■ **Provided material**
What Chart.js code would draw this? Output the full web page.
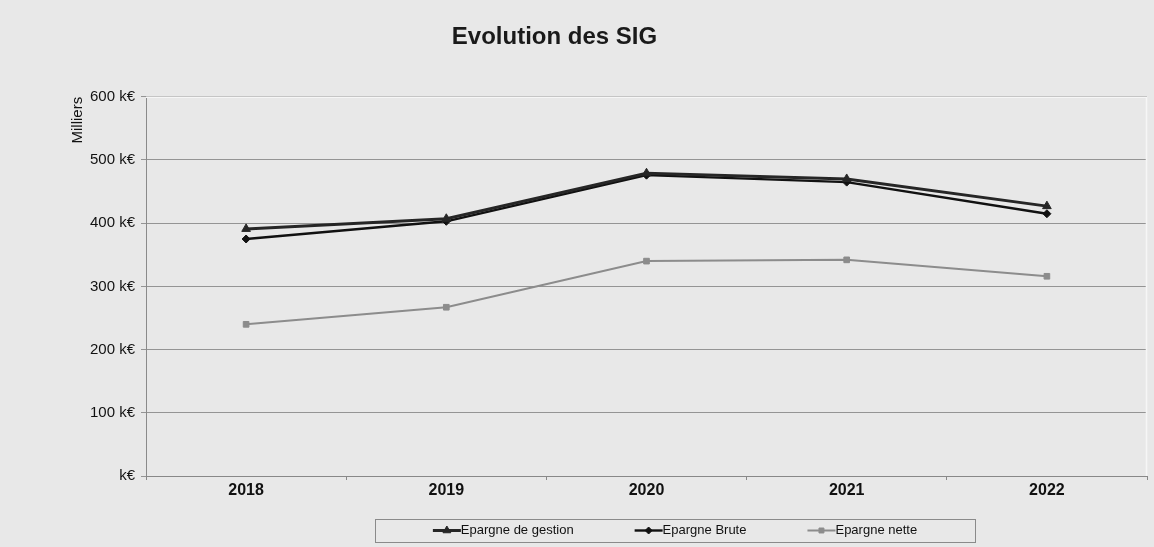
<!DOCTYPE html>
<html lang="fr">
<head>
<meta charset="utf-8">
<title>Evolution des SIG</title>
<script src="https://cdn.jsdelivr.net/npm/chart.js@4.4.1/dist/chart.umd.min.js"></script>
<style>
  html, body { margin: 0; padding: 0; background: #e8e8e8; }
  #cadre { width: 1154px; height: 547px; position: relative; }
</style>
</head>
<body>
<div id="cadre"><canvas id="sig"></canvas></div>
<script>
/* Soldes intermédiaires de gestion, en milliers d'euros. */
const annees = ['2018', '2019', '2020', '2021', '2022'];
const epargneGestion = [391, 407, 479, 470, 427];
const epargneBrute   = [375, 403, 476, 465, 415];
const epargneNette   = [240, 267, 340, 342, 316];

// Graduations de l'axe vertical (le zéro n'affiche que l'unité)
const etiquettesY = ['k€', '100 k€', '200 k€', '300 k€', '400 k€', '500 k€', '600 k€'];

const POLICE = '"Liberation Sans", Arial, Helvetica, sans-serif';
const GRIS_GRILLE = '#949494';

const series = [
  { label: 'Epargne de gestion', data: epargneGestion, couleur: '#262626', epaisseur: 3,   style: 'triangle', rayon: 5 },
  { label: 'Epargne Brute',      data: epargneBrute,   couleur: '#111111', epaisseur: 2.4, style: 'rectRot',  rayon: 4 },
  { label: 'Epargne nette',      data: epargneNette,   couleur: '#8c8c8c', epaisseur: 2,   style: 'rect',     rayon: 4 },
];

/* Le titre n'est pas centré sur la zone utile : on le décale une fois la
 * mise en page calculée. */
const DECALAGE_TITRE = -50;

const decalageTitre = {
  id: 'decalageTitre',
  afterLayout(chart) {
    const t = chart.titleBlock;
    if (t) { t.left += DECALAGE_TITRE; t.right += DECALAGE_TITRE; }
  },
};

// Liseré clair en haut et à droite de la zone de tracé
const zoneTrace = {
  id: 'zoneTrace',
  beforeDatasetsDraw(chart) {
    const { ctx, chartArea: a } = chart;
    ctx.save();
    ctx.strokeStyle = '#f6f6f6';
    ctx.lineWidth = 1.5;
    ctx.beginPath();
    ctx.moveTo(a.left, a.top + 0.5);
    ctx.lineTo(a.right - 0.5, a.top + 0.5);
    ctx.lineTo(a.right - 0.5, a.bottom);
    ctx.stroke();
    ctx.restore();
  },
};

/* Légende encadrée façon tableur : trait + marqueur, puis le libellé.
 * Dessinée à la main car Chart.js n'a qu'un seul "padding" pour
 * l'espacement horizontal et la hauteur. */
const LEGENDE = { centre: 675, haut: 519, largeur: 600, hauteur: 23, trait: 28, ecart: 61 };

const legendeEncadree = {
  id: 'legendeEncadree',
  afterDraw(chart) {
    const ctx = chart.ctx;
    const L = LEGENDE;
    ctx.save();
    ctx.font = '13px ' + POLICE;
    const largeurs = series.map((s) => ctx.measureText(s.label).width);
    const total = largeurs.reduce((a, b) => a + b, 0) + series.length * L.trait + (series.length - 1) * L.ecart;
    let x = L.centre - total / 2;
    const y = L.haut + L.hauteur / 2;

    ctx.strokeStyle = '#8a8a8a';
    ctx.lineWidth = 1;
    ctx.strokeRect(Math.round(L.centre - L.largeur / 2) + 0.5, L.haut + 0.5, L.largeur, L.hauteur);

    series.forEach((s, i) => {
      ctx.strokeStyle = s.couleur;
      ctx.fillStyle = s.couleur;
      ctx.lineWidth = s.epaisseur;
      ctx.beginPath();
      ctx.moveTo(x, y);
      ctx.lineTo(x + L.trait, y);
      ctx.stroke();
      ctx.lineWidth = 1;
      Chart.helpers.drawPoint(ctx, { pointStyle: s.style, radius: s.rayon - 0.5, borderWidth: 1, rotation: 0 }, x + L.trait / 2, y);
      x += L.trait;
      ctx.fillStyle = '#111';
      ctx.textBaseline = 'middle';
      ctx.textAlign = 'left';
      ctx.fillText(s.label, x, y);
      x += largeurs[i] + L.ecart;
    });
    ctx.restore();
  },
};

new Chart(document.getElementById('sig'), {
  type: 'line',
  data: {
    labels: annees,
    datasets: series.map((s) => ({
      label: s.label,
      data: s.data,
      borderColor: s.couleur,
      backgroundColor: s.couleur,
      borderWidth: s.epaisseur,
      pointStyle: s.style,
      pointRadius: s.rayon,
      pointBorderWidth: 1,
      tension: 0,
      fill: false,
    })),
  },
  options: {
    responsive: true,
    maintainAspectRatio: false,
    animation: false,
    devicePixelRatio: 1,
    layout: { padding: { left: 62, right: 7, top: 0, bottom: 33 } },
    plugins: {
      title: {
        display: true,
        text: 'Evolution des SIG',
        color: '#1a1a1a',
        font: { family: POLICE, size: 24, weight: 'bold' },
        padding: { top: 23, bottom: 45 },
      },
      legend: { display: false },
      tooltip: { enabled: false },
    },
    scales: {
      x: {
        offset: true,
        grid: { display: true, offset: true, drawOnChartArea: false, tickLength: 4, color: '#888' },
        border: { color: '#888' },
        ticks: { color: '#111', padding: 1, font: { family: POLICE, size: 16, weight: 'bold' } },
        afterFit(scale) { scale.height = 38; },
      },
      y: {
        min: 0,
        max: 600,
        ticks: {
          stepSize: 100,
          color: '#111',
          padding: 6,
          font: { family: POLICE, size: 15 },
          callback: (v, i) => etiquettesY[i],
        },
        grid: { color: GRIS_GRILLE, tickLength: 5 },
        border: { color: '#8a8a8a' },
        title: {
          display: true,
          text: 'Milliers',
          align: 'end',
          color: '#111',
          font: { family: POLICE, size: 15 },
          padding: { top: 7, bottom: 0 },
        },
        afterFit(scale) { scale.width = 84; },
      },
    },
  },
  plugins: [decalageTitre, zoneTrace, legendeEncadree],
});
</script>
</body>
</html>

■ **Stated task**
Omit every picture while copying the listing above exactly.

■ **Task solution**
What Chart.js code would draw this? Output the full web page.
<!DOCTYPE html>
<html lang="fr">
<head>
<meta charset="utf-8">
<title>Evolution des SIG</title>
<script src="https://cdn.jsdelivr.net/npm/chart.js@4.4.1/dist/chart.umd.min.js"></script>
<style>
  html, body { margin: 0; padding: 0; background: #e8e8e8; }
  #cadre { width: 1154px; height: 547px; position: relative; }
</style>
</head>
<body>
<div id="cadre"><canvas id="sig"></canvas></div>
<script>
/* Soldes intermédiaires de gestion, en milliers d'euros. */
const annees = ['2018', '2019', '2020', '2021', '2022'];
const epargneGestion = [391, 407, 479, 470, 427];
const epargneBrute   = [375, 403, 476, 465, 415];
const epargneNette   = [240, 267, 340, 342, 316];

// Graduations de l'axe vertical (le zéro n'affiche que l'unité)
const etiquettesY = ['k€', '100 k€', '200 k€', '300 k€', '400 k€', '500 k€', '600 k€'];

const POLICE = '"Liberation Sans", Arial, Helvetica, sans-serif';
const GRIS_GRILLE = '#949494';

const series = [
  { label: 'Epargne de gestion', data: epargneGestion, couleur: '#262626', epaisseur: 3,   style: 'triangle', rayon: 5 },
  { label: 'Epargne Brute',      data: epargneBrute,   couleur: '#111111', epaisseur: 2.4, style: 'rectRot',  rayon: 4 },
  { label: 'Epargne nette',      data: epargneNette,   couleur: '#8c8c8c', epaisseur: 2,   style: 'rect',     rayon: 4 },
];

/* Le titre n'est pas centré sur la zone utile : on le décale une fois la
 * mise en page calculée. */
const DECALAGE_TITRE = -50;

const decalageTitre = {
  id: 'decalageTitre',
  afterLayout(chart) {
    const t = chart.titleBlock;
    if (t) { t.left += DECALAGE_TITRE; t.right += DECALAGE_TITRE; }
  },
};

// Liseré clair en haut et à droite de la zone de tracé
const zoneTrace = {
  id: 'zoneTrace',
  beforeDatasetsDraw(chart) {
    const { ctx, chartArea: a } = chart;
    ctx.save();
    ctx.strokeStyle = '#f6f6f6';
    ctx.lineWidth = 1.5;
    ctx.beginPath();
    ctx.moveTo(a.left, a.top + 0.5);
    ctx.lineTo(a.right - 0.5, a.top + 0.5);
    ctx.lineTo(a.right - 0.5, a.bottom);
    ctx.stroke();
    ctx.restore();
  },
};

/* Légende encadrée façon tableur : trait + marqueur, puis le libellé.
 * Dessinée à la main car Chart.js n'a qu'un seul "padding" pour
 * l'espacement horizontal et la hauteur. */
const LEGENDE = { centre: 675, haut: 519, largeur: 600, hauteur: 23, trait: 28, ecart: 61 };

const legendeEncadree = {
  id: 'legendeEncadree',
  afterDraw(chart) {
    const ctx = chart.ctx;
    const L = LEGENDE;
    ctx.save();
    ctx.font = '13px ' + POLICE;
    const largeurs = series.map((s) => ctx.measureText(s.label).width);
    const total = largeurs.reduce((a, b) => a + b, 0) + series.length * L.trait + (series.length - 1) * L.ecart;
    let x = L.centre - total / 2;
    const y = L.haut + L.hauteur / 2;

    ctx.strokeStyle = '#8a8a8a';
    ctx.lineWidth = 1;
    ctx.strokeRect(Math.round(L.centre - L.largeur / 2) + 0.5, L.haut + 0.5, L.largeur, L.hauteur);

    series.forEach((s, i) => {
      ctx.strokeStyle = s.couleur;
      ctx.fillStyle = s.couleur;
      ctx.lineWidth = s.epaisseur;
      ctx.beginPath();
      ctx.moveTo(x, y);
      ctx.lineTo(x + L.trait, y);
      ctx.stroke();
      ctx.lineWidth = 1;
      Chart.helpers.drawPoint(ctx, { pointStyle: s.style, radius: s.rayon - 0.5, borderWidth: 1, rotation: 0 }, x + L.trait / 2, y);
      x += L.trait;
      ctx.fillStyle = '#111';
      ctx.textBaseline = 'middle';
      ctx.textAlign = 'left';
      ctx.fillText(s.label, x, y);
      x += largeurs[i] + L.ecart;
    });
    ctx.restore();
  },
};

new Chart(document.getElementById('sig'), {
  type: 'line',
  data: {
    labels: annees,
    datasets: series.map((s) => ({
      label: s.label,
      data: s.data,
      borderColor: s.couleur,
      backgroundColor: s.couleur,
      borderWidth: s.epaisseur,
      pointStyle: s.style,
      pointRadius: s.rayon,
      pointBorderWidth: 1,
      tension: 0,
      fill: false,
    })),
  },
  options: {
    responsive: true,
    maintainAspectRatio: false,
    animation: false,
    devicePixelRatio: 1,
    layout: { padding: { left: 62, right: 7, top: 0, bottom: 33 } },
    plugins: {
      title: {
        display: true,
        text: 'Evolution des SIG',
        color: '#1a1a1a',
        font: { family: POLICE, size: 24, weight: 'bold' },
        padding: { top: 23, bottom: 45 },
      },
      legend: { display: false },
      tooltip: { enabled: false },
    },
    scales: {
      x: {
        offset: true,
        grid: { display: true, offset: true, drawOnChartArea: false, tickLength: 4, color: '#888' },
        border: { color: '#888' },
        ticks: { color: '#111', padding: 1, font: { family: POLICE, size: 16, weight: 'bold' } },
        afterFit(scale) { scale.height = 38; },
      },
      y: {
        min: 0,
        max: 600,
        ticks: {
          stepSize: 100,
          color: '#111',
          padding: 6,
          font: { family: POLICE, size: 15 },
          callback: (v, i) => etiquettesY[i],
        },
        grid: { color: GRIS_GRILLE, tickLength: 5 },
        border: { color: '#8a8a8a' },
        title: {
          display: true,
          text: 'Milliers',
          align: 'end',
          color: '#111',
          font: { family: POLICE, size: 15 },
          padding: { top: 7, bottom: 0 },
        },
        afterFit(scale) { scale.width = 84; },
      },
    },
  },
  plugins: [decalageTitre, zoneTrace, legendeEncadree],
});
</script>
</body>
</html>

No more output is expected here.